To do: The material below includes pictures; leave them out and return only the lines between the line containing "Recreate this image" and the line containing "0.053, 0.032, 0.017, 0.013]", inclusive, word for word.

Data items
-----

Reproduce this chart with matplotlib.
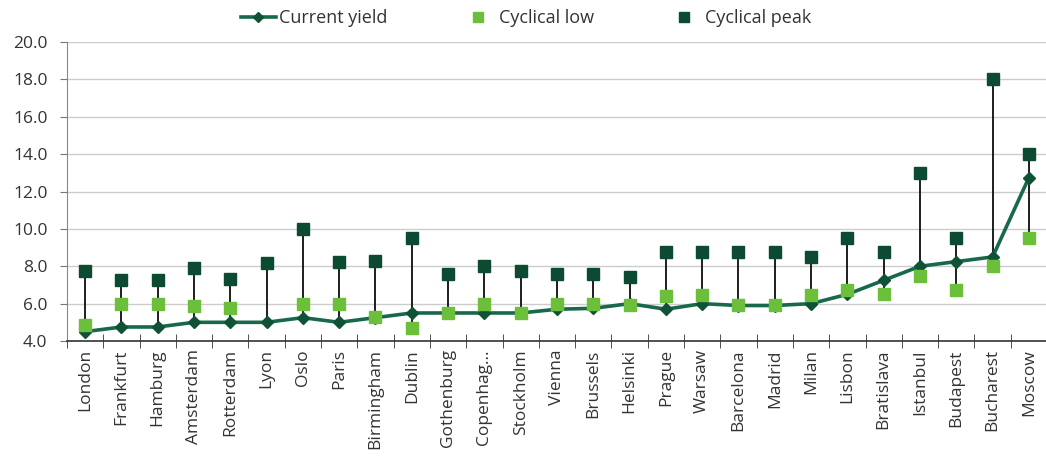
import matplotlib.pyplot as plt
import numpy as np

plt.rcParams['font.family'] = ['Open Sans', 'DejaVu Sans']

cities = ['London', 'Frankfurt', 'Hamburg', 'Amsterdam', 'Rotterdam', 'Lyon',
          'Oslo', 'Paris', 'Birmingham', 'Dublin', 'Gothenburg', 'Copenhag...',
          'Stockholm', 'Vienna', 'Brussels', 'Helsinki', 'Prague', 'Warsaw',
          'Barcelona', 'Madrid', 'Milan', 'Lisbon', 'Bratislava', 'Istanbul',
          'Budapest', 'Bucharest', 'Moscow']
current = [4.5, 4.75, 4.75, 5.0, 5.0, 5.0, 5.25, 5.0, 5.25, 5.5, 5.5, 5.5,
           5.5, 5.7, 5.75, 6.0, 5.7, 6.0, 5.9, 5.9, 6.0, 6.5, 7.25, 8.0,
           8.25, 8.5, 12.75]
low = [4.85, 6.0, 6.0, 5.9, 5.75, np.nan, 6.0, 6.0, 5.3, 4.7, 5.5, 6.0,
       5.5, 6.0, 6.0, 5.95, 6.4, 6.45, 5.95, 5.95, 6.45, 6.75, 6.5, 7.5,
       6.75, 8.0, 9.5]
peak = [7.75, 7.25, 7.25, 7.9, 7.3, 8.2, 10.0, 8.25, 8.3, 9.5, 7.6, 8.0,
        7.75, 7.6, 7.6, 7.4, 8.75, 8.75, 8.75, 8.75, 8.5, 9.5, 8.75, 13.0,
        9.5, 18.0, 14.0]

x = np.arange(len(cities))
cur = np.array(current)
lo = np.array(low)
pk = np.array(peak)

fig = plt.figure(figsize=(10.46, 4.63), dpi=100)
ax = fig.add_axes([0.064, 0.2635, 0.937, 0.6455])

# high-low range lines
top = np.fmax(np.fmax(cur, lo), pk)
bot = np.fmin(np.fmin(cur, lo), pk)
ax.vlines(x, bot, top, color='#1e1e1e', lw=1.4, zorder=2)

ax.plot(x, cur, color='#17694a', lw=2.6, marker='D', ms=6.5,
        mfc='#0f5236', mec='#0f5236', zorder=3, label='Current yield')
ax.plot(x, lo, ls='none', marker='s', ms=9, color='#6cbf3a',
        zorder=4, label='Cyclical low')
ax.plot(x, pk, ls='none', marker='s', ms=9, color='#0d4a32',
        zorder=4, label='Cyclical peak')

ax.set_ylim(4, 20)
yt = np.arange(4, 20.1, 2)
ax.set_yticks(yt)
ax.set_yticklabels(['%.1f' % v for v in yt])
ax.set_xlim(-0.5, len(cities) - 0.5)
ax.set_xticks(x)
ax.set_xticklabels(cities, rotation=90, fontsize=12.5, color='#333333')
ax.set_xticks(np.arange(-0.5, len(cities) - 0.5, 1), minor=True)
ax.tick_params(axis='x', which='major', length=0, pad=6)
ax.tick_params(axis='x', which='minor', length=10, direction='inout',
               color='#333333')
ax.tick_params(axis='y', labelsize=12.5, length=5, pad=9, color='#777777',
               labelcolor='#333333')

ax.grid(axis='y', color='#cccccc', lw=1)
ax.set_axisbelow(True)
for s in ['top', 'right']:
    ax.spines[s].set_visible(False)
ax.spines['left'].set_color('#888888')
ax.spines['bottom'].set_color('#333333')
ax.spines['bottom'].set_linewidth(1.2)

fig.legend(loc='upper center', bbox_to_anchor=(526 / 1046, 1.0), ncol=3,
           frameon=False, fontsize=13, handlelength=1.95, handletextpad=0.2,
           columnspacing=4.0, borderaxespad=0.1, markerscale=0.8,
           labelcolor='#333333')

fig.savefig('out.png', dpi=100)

-----

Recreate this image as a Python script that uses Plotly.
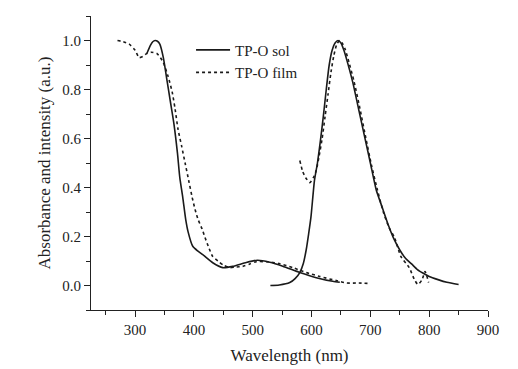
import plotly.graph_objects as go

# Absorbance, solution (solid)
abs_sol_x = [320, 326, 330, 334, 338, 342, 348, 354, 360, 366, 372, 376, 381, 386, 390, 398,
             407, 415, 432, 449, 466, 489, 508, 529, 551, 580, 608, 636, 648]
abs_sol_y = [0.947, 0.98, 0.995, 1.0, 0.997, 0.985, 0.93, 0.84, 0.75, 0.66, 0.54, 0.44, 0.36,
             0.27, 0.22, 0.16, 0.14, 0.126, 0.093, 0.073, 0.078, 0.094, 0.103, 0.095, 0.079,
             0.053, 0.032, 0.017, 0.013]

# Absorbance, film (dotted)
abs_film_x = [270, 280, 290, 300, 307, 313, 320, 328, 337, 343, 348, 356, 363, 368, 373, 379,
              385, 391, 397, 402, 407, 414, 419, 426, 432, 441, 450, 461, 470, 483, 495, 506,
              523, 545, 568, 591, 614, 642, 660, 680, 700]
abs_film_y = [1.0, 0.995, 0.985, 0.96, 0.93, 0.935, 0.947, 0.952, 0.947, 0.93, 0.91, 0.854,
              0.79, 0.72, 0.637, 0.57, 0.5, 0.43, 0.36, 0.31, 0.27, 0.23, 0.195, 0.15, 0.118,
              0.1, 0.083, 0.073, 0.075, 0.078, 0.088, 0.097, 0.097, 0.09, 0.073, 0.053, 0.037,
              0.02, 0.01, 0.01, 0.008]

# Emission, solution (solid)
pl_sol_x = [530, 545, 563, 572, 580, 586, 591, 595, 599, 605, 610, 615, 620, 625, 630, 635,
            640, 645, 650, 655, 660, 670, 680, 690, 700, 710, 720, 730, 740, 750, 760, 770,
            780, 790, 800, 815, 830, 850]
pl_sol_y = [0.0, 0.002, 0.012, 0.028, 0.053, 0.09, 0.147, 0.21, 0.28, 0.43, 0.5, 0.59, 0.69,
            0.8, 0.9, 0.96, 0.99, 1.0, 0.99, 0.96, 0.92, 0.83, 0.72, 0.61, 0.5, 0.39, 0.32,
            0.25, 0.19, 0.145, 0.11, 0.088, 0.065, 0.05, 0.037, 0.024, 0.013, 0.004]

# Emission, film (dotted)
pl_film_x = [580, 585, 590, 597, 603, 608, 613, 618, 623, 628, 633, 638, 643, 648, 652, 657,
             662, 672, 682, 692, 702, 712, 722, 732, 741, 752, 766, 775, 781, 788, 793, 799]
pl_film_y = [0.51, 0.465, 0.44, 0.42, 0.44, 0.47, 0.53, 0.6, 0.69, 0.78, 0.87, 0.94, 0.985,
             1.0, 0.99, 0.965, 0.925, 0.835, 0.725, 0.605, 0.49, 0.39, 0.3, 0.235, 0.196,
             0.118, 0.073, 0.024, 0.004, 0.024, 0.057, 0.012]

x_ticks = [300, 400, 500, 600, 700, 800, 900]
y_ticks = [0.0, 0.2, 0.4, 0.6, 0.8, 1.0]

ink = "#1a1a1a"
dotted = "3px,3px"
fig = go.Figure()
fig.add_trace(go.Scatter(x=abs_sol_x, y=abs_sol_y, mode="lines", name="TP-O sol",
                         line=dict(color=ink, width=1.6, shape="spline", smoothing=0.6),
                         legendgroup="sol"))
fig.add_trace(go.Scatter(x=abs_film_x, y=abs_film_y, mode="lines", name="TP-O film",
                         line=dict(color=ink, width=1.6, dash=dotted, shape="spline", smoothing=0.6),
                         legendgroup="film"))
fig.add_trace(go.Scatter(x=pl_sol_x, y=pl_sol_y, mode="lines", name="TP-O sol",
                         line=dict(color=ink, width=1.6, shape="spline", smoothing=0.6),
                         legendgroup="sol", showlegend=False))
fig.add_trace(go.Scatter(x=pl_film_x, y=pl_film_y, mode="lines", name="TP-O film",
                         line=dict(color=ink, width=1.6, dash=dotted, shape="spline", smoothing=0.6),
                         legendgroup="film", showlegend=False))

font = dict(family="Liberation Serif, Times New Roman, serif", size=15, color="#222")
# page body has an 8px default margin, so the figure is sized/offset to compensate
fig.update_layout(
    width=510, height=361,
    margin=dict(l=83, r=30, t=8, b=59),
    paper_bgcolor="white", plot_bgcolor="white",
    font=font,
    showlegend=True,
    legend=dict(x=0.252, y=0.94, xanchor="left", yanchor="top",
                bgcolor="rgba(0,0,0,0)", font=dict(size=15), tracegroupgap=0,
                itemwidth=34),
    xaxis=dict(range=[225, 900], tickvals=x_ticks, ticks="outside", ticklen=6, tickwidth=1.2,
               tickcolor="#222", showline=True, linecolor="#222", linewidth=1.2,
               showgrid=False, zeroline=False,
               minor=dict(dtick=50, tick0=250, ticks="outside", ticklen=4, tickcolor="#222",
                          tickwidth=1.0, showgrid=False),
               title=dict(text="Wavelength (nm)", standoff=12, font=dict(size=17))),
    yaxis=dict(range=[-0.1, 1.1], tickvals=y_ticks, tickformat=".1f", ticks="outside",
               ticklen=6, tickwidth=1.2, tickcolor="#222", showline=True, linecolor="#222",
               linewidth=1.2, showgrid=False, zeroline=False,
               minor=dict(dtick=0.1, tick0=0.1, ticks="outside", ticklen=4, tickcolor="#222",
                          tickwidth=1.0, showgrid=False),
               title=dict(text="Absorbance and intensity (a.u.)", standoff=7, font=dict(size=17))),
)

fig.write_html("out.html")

-----

Output below:
Recreate this image as a Python script that uses Plotly.
import plotly.graph_objects as go

# Absorbance, solution (solid)
abs_sol_x = [320, 326, 330, 334, 338, 342, 348, 354, 360, 366, 372, 376, 381, 386, 390, 398,
             407, 415, 432, 449, 466, 489, 508, 529, 551, 580, 608, 636, 648]
abs_sol_y = [0.947, 0.98, 0.995, 1.0, 0.997, 0.985, 0.93, 0.84, 0.75, 0.66, 0.54, 0.44, 0.36,
             0.27, 0.22, 0.16, 0.14, 0.126, 0.093, 0.073, 0.078, 0.094, 0.103, 0.095, 0.079,
             0.053, 0.032, 0.017, 0.013]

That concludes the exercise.